Poor health prevented Isidore Ngei Ko Lat from becoming a priest but could not stop him sharing the faith. His ministry as a catechist, which ended in martyrdom, contributed to what has been called a “flowering of Catholicism” in Burma (present-day Myanmar).
Ko Lat was born in 1918 in central Burma, then a British colony. His parents, farmers who were evangelized by priests from the Pontifical Institute for Foreign Missions, died when Ko Lat was a teen, leaving him and a younger brother to live with an aunt.
He frequently assisted missionary priests and eventually entered a local seminary, where he excelled in theology, Latin and English. However, bronchial asthma forced him to return home to the village of Dorokhò. There, he opened a free school to teach children Burmese, English and religion — often using music to convey catechetical lessons.
In 1948, Ko Lat met Father Mario Vergara, a missionary with the pontifical institute. Father Vergara had only recently returned to Burma after being held, with other missionaries from Italy, in a British internment camp in India throughout World War II.
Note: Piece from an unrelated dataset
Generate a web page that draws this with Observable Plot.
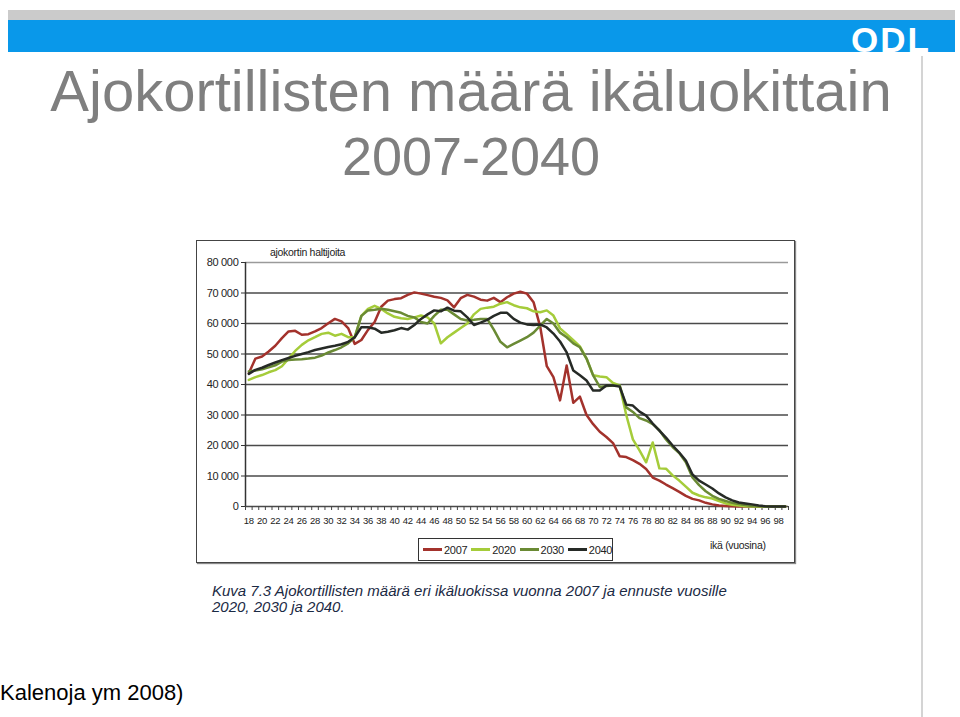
<!DOCTYPE html>
<html><head><meta charset="utf-8">
<script src="https://cdn.jsdelivr.net/npm/d3@7"></script>
<script src="https://cdn.jsdelivr.net/npm/@observablehq/plot@0.6"></script>
<style>
html,body{margin:0;padding:0;background:#fff;}
body{width:960px;height:717px;overflow:hidden;position:relative;font-family:"Liberation Sans",Arial,sans-serif;}
.abs{position:absolute;white-space:nowrap;}
#graybar{left:8px;top:10px;width:947px;height:10px;background:#cbcbcb;}
#bluebar{left:8px;top:20px;width:947px;height:32px;background:#0998ea;}
#logo{position:absolute;left:843px;top:6px;color:#fff;font-weight:bold;font-size:35px;line-height:28px;letter-spacing:2px;}
#vline{left:921px;top:56px;width:2px;height:661px;background:#d4d4d4;}
.title{left:0;width:942px;text-align:center;color:#7f7f7f;}
#frame{left:196px;top:240px;width:597px;height:321px;border:1.5px solid #444;box-shadow:1px 1px 1px #888;background:#fff;}
#chart{left:197px;top:241px;}
#chart svg text{letter-spacing:-0.3px;}
.narrow{font-family:"Liberation Sans",Arial,sans-serif;color:#222;letter-spacing:-0.3px;}
#ylab{left:270px;top:246px;font-size:10.5px;}
#xlab{left:710px;top:539px;font-size:10.5px;}
#legend{left:418px;top:538px;width:193px;height:21px;border:1px solid #333;display:flex;align-items:center;font-size:11px;}
.item{display:flex;align-items:center;margin-left:4px;}
.sw{width:19px;height:2.5px;margin-right:2px;}
.caption{left:212px;font-size:15px;font-style:italic;color:#1b2a44;}
#source{left:0;top:680px;font-size:22px;color:#000;}
</style></head>
<body>
<div id="graybar" class="abs"></div>
<div id="bluebar" class="abs"><div id="logo">ODL</div></div>
<div id="vline" class="abs"></div>
<div class="abs title" style="top:62px;font-size:58px;line-height:58px;">Ajokortillisten määrä ikäluokittain</div>
<div class="abs title" style="top:129px;font-size:54px;line-height:54px;">2007-2040</div>
<div id="frame" class="abs"></div>
<div id="chart" class="abs"></div>
<div id="ylab" class="abs narrow">ajokortin haltijoita</div>
<div id="legend" class="abs narrow"></div>
<div id="xlab" class="abs narrow">ikä (vuosina)</div>
<div class="abs caption" style="top:582px">Kuva 7.3 Ajokortillisten määrä eri ikäluokissa vuonna 2007 ja ennuste vuosille</div>
<div class="abs caption" style="top:598px">2020, 2030 ja 2040.</div>
<div id="source" class="abs">Kalenoja ym 2008)</div>
<script>
// ages 18..99 (one category per year)
const ages = d3.range(18, 100);
const labelAges = [18,20,22,24,26,28,30,32,34,36,38,40,42,44,46,48,50,52,54,56,58,60,62,64,66,68,70,72,74,76,78,80,82,84,86,88,90,92,94,96,98];
const yTicks = [0,10,20,30,40,50,60,70,80]; // thousands
const seriesNames = ["2007","2020","2030","2040"];
const seriesColors = ["#a3322c","#a5cc3a","#6a8a34","#262a26"];

// values in thousands of licence holders, ages 18..99
const v2007 = [43.7,48.5,49.2,50.8,52.7,55.2,57.4,57.6,56.3,56.5,57.4,58.5,60.1,61.5,60.7,58.5,53.3,54.6,57.9,60.5,
  65.5,67.5,68.0,68.3,69.4,70.2,69.8,69.3,68.8,68.4,67.6,65.3,68.3,69.4,68.8,67.8,67.5,68.4,67.0,68.6,
  69.8,70.4,69.8,67.0,59.0,46.0,42.4,34.8,46.2,34.0,36.0,30.0,27.0,24.5,22.8,20.8,16.5,16.2,15.2,14.0,
  12.3,9.5,8.5,7.2,6.0,4.8,3.5,2.5,2.0,1.2,0.7,0.3,0.2,0.1,0,0,0,0,0,0,0,0];
const v2020 = [41.5,42.4,43.1,44.0,44.7,46.0,48.5,51.0,53.0,54.5,55.5,56.6,57.0,56.0,56.6,55.5,55.5,62.5,64.8,65.8,
  64.8,63.3,62.2,61.7,61.5,62.0,62.6,62.0,60.0,53.5,55.5,57.0,58.5,60.0,63.0,64.8,65.2,65.5,66.5,67.0,
  66.0,65.3,65.0,64.0,63.7,64.3,62.6,58.4,56.5,54.5,52.5,48.5,43.0,42.6,42.4,40.5,39.7,30.0,22.0,18.4,
  14.5,21.0,12.5,12.4,10.2,8.5,6.5,4.5,3.6,3.0,2.6,1.8,1.0,0.6,0.3,0.1,0,0,0,0,0,0];
const v2030 = [44.3,44.6,45.0,45.6,46.3,47.5,48.0,48.2,48.3,48.5,48.8,49.5,50.5,51.3,52.2,53.5,55.5,62.5,64.3,64.5,
  64.8,64.5,64.0,63.5,62.5,62.0,60.5,60.0,62.5,64.5,64.5,63.0,61.5,61.0,61.2,61.5,61.5,58.0,54.0,52.2,
  53.3,54.4,55.5,57.0,59.3,61.5,60.0,57.0,55.5,53.5,52.2,48.5,43.0,39.2,39.5,39.7,39.7,32.5,31.0,29.0,
  28.2,27.0,25.0,22.0,19.5,17.5,14.5,9.5,7.0,5.0,3.5,2.5,1.8,1.2,0.8,0.5,0.2,0.1,0,0,0,0];
const v2040 = [43.5,44.8,45.5,46.4,47.2,48.0,48.7,49.4,50.0,50.6,51.3,51.8,52.3,52.7,53.2,54.0,55.5,58.8,58.8,58.3,
  57.0,57.3,57.8,58.5,58.0,59.5,61.5,63.0,64.3,64.0,65.2,64.2,64.0,62.0,59.5,60.3,61.2,62.5,63.5,63.5,
  61.5,60.3,59.7,59.5,59.7,58.7,56.7,54.1,50.5,44.6,43.0,41.3,38.0,38.0,39.7,39.7,39.3,33.4,33.1,31.1,
  29.8,27.2,24.9,22.6,20.0,17.7,15.1,10.5,8.5,7.2,5.9,4.3,3.0,2.0,1.3,1.0,0.7,0.3,0.1,0,0,0];

const seriesValues = [v2007, v2020, v2030, v2040];
const table = seriesNames.flatMap((name, s) => ages.map((age, i) => ({age, value: seriesValues[s][i], series: name})));
const boundaries = ages.map(a => a - 0.5).concat([ages[ages.length - 1] + 0.5]);
const fmt = d => d === 0 ? "0" : d3.format(",")(d * 1000).replace(",", " ");

const chart = Plot.plot({
  width: 598, height: 322,
  marginLeft: 48, marginRight: 7, marginTop: 21, marginBottom: 57,
  style: {fontFamily: "'Liberation Sans',Arial,sans-serif", fontSize: "11px", color: "#222", background: "transparent", overflow: "visible"},
  x: {domain: [17.5, 99.5], label: null},
  y: {domain: [0, 80], label: null},
  color: {domain: seriesNames, range: seriesColors},
  marks: [
    Plot.gridY(yTicks.filter(d => d < 80), {stroke: "#4a4a4a", strokeOpacity: 1, strokeWidth: 1.4}),
    Plot.gridY([80], {stroke: "#9a9a9a", strokeOpacity: 1, strokeWidth: 1.4}),
    Plot.ruleX([17.5], {stroke: "#333", strokeWidth: 1.5}),
    Plot.axisY(yTicks, {tickSize: 4, tickPadding: 3, tickFormat: fmt, stroke: "#333", fontSize: 11}),
    Plot.axisX(boundaries, {tickSize: 4, tickFormat: () => "", stroke: "#444"}),
    Plot.axisX(labelAges, {tickSize: 0, tickPadding: 11, fontSize: 9.5}),
    Plot.lineY(table, {x: "age", y: "value", z: "series", stroke: "series", strokeWidth: 2.5, strokeLinejoin: "round", curve: "linear"})
  ]
});
document.getElementById("chart").appendChild(chart);

// legend
const legend = document.getElementById("legend");
seriesNames.forEach((name, i) => {
  const item = document.createElement("div");
  item.className = "item";
  const sw = document.createElement("div");
  sw.className = "sw";
  sw.style.background = seriesColors[i];
  const t = document.createElement("span");
  t.textContent = name;
  item.appendChild(sw); item.appendChild(t);
  legend.appendChild(item);
});
</script>
</body></html>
Ko Lat accepted the priest’s invitation to serve as a catechist and translator. Their efforts were successful but resented by Burmese Protestants who supported the rebel fighters in the country’s civil war.
On May 24, 1950, the two missionaries traveled to meet a local leader and request the release of an imprisoned catechist. Upon arrival, they were interrogated, dragged through the woods for six hours, and finally shot to death. Their bodies were thrown in the Salween River.
Beatified in 2014 together with Father Mario Vergara, Isidore Ngei Ko Lat is Myanmar’s first blessed.